How can data provenance be validated across federated big data systems?

Ensuring trustworthy data provenance across federated big data systems requires combining technical controls, shared standards, and accountable governance so that origin, transformation, and custodial rights are verifiable when data crosses organizational and territorial boundaries. Provenance validation matters because decisions in public health, environmental management, and commerce depend on knowing who produced data, how it was processed, and whether it was altered.
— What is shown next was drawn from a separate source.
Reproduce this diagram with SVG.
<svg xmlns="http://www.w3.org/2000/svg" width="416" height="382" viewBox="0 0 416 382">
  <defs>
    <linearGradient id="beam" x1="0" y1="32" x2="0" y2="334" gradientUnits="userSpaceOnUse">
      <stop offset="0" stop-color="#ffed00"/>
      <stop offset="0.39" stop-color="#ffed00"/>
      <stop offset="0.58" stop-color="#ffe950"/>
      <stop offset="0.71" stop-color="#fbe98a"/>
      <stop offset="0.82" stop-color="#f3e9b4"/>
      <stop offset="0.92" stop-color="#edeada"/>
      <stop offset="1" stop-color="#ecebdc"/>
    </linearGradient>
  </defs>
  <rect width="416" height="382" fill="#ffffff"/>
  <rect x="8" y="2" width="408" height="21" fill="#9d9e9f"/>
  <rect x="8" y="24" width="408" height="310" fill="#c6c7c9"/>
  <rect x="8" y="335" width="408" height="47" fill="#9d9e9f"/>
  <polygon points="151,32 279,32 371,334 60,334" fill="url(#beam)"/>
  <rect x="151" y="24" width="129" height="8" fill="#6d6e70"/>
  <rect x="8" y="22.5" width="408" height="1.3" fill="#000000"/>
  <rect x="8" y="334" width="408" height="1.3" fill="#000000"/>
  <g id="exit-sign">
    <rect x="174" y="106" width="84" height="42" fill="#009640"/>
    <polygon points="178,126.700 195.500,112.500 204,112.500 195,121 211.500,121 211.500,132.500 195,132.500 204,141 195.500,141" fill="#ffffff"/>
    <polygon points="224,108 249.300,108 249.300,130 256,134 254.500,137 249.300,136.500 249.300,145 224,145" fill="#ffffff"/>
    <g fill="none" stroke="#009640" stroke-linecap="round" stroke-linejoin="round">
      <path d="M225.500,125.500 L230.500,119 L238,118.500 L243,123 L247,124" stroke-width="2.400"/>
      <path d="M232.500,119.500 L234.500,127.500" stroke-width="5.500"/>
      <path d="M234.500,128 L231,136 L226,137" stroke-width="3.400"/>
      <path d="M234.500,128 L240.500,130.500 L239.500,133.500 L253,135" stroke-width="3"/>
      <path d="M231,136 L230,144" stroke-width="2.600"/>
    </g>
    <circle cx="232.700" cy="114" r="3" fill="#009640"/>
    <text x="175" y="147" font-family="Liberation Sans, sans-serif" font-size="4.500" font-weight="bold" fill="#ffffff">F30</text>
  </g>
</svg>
Technical mechanisms for validation

Adopting a common provenance model reduces ambiguity. The W3C PROV recommendation developed by provenance researchers including Luc Moreau University of Southampton and Paolo Missier Newcastle University provides a vocabulary for expressing entities, activities, and agents. Capturing provenance at ingestion and at each transformation, and exporting it with data, enables downstream validation. Cryptographic primitives such as hashes and cryptographic signatures anchor provenance records to immutable values so recipients can detect tampering. Tamper-evident ledgers or anchored logs can provide cross-party attestations without centralizing raw data, while secure enclaves and reproducible workflow systems enable independent re-execution of pipelines when necessary. Semantics and formal models studied by Peter Buneman University of Edinburgh clarify what provenance claims mean and how to propagate lineage across queries, which is essential when federated nodes perform different transformations.
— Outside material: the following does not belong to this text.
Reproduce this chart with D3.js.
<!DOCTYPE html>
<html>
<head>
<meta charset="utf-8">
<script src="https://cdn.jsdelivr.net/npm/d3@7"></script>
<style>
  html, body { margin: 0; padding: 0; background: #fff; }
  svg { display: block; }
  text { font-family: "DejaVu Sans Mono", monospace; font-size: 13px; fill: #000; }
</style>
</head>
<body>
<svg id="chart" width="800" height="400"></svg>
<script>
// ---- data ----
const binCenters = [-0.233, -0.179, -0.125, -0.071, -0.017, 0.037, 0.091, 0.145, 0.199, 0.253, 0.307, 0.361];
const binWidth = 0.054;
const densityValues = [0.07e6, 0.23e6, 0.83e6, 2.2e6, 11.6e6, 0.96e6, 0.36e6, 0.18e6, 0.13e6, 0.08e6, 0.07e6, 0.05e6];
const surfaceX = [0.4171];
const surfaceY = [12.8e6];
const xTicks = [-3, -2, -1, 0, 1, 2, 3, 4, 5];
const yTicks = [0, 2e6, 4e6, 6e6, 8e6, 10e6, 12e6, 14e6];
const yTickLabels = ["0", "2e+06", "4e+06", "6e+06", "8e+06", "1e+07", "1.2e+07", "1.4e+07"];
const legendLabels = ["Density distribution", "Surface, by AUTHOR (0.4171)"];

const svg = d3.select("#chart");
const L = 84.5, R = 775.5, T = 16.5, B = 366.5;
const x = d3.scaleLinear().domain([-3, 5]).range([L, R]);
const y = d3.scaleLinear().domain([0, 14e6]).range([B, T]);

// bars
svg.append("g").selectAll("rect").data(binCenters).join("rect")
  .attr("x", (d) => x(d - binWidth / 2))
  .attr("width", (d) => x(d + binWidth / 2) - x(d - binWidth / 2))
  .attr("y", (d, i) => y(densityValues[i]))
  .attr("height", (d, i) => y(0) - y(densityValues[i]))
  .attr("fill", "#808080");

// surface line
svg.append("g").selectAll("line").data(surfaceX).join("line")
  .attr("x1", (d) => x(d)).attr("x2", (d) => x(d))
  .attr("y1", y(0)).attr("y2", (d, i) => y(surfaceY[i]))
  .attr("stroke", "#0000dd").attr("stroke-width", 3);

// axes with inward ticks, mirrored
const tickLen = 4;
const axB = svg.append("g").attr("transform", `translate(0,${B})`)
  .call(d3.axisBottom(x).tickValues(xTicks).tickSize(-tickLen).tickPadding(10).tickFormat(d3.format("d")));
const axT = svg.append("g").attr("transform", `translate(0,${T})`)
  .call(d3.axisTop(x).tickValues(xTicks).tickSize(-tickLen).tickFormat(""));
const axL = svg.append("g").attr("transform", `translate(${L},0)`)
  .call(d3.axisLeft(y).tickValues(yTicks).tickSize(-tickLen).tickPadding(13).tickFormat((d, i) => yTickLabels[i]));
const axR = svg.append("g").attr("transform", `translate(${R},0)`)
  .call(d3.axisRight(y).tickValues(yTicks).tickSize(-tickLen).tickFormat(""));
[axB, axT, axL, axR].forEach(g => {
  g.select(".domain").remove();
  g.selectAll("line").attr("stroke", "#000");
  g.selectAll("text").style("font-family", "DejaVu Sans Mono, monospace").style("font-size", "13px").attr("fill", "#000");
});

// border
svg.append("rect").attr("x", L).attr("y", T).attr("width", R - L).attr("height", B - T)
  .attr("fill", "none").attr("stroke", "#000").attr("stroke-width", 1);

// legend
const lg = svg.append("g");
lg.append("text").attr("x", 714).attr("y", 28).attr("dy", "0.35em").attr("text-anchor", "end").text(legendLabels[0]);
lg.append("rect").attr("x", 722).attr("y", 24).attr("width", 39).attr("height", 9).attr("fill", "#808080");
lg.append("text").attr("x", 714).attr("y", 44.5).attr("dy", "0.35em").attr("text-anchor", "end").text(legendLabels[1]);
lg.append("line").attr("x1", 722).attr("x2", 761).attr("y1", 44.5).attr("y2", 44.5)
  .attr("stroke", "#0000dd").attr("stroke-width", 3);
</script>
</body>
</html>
Governance, cultural and territorial considerations

Technical measures alone are insufficient. Cross-domain provenance validation depends on interoperable policies, clear service-level agreements, and mutually recognized federated trust frameworks that specify who may sign, certify, and audit provenance records. Jurisdictional constraints influence what metadata can be shared: personal data laws, indigenous data sovereignty principles, and local environmental monitoring mandates shape what provenance information is permissible to distribute. Poor provenance validation can produce legal exposure, undermine community trust, and lead to inappropriate policy responses—for example, misattributed environmental data can distort resource management in sensitive territories.

Operationalizing validation involves standardized metadata exchange, periodic independent audits, and tooling that integrates provenance capture into existing ETL and analytic platforms. When provenance is machine-readable, cryptographically anchored, and governed by mutually accepted policies, federated systems can preserve both the autonomy of participants and the trustworthiness of shared insights. Balancing transparency with cultural and legal constraints is central to making provenance validation practical and ethically sound.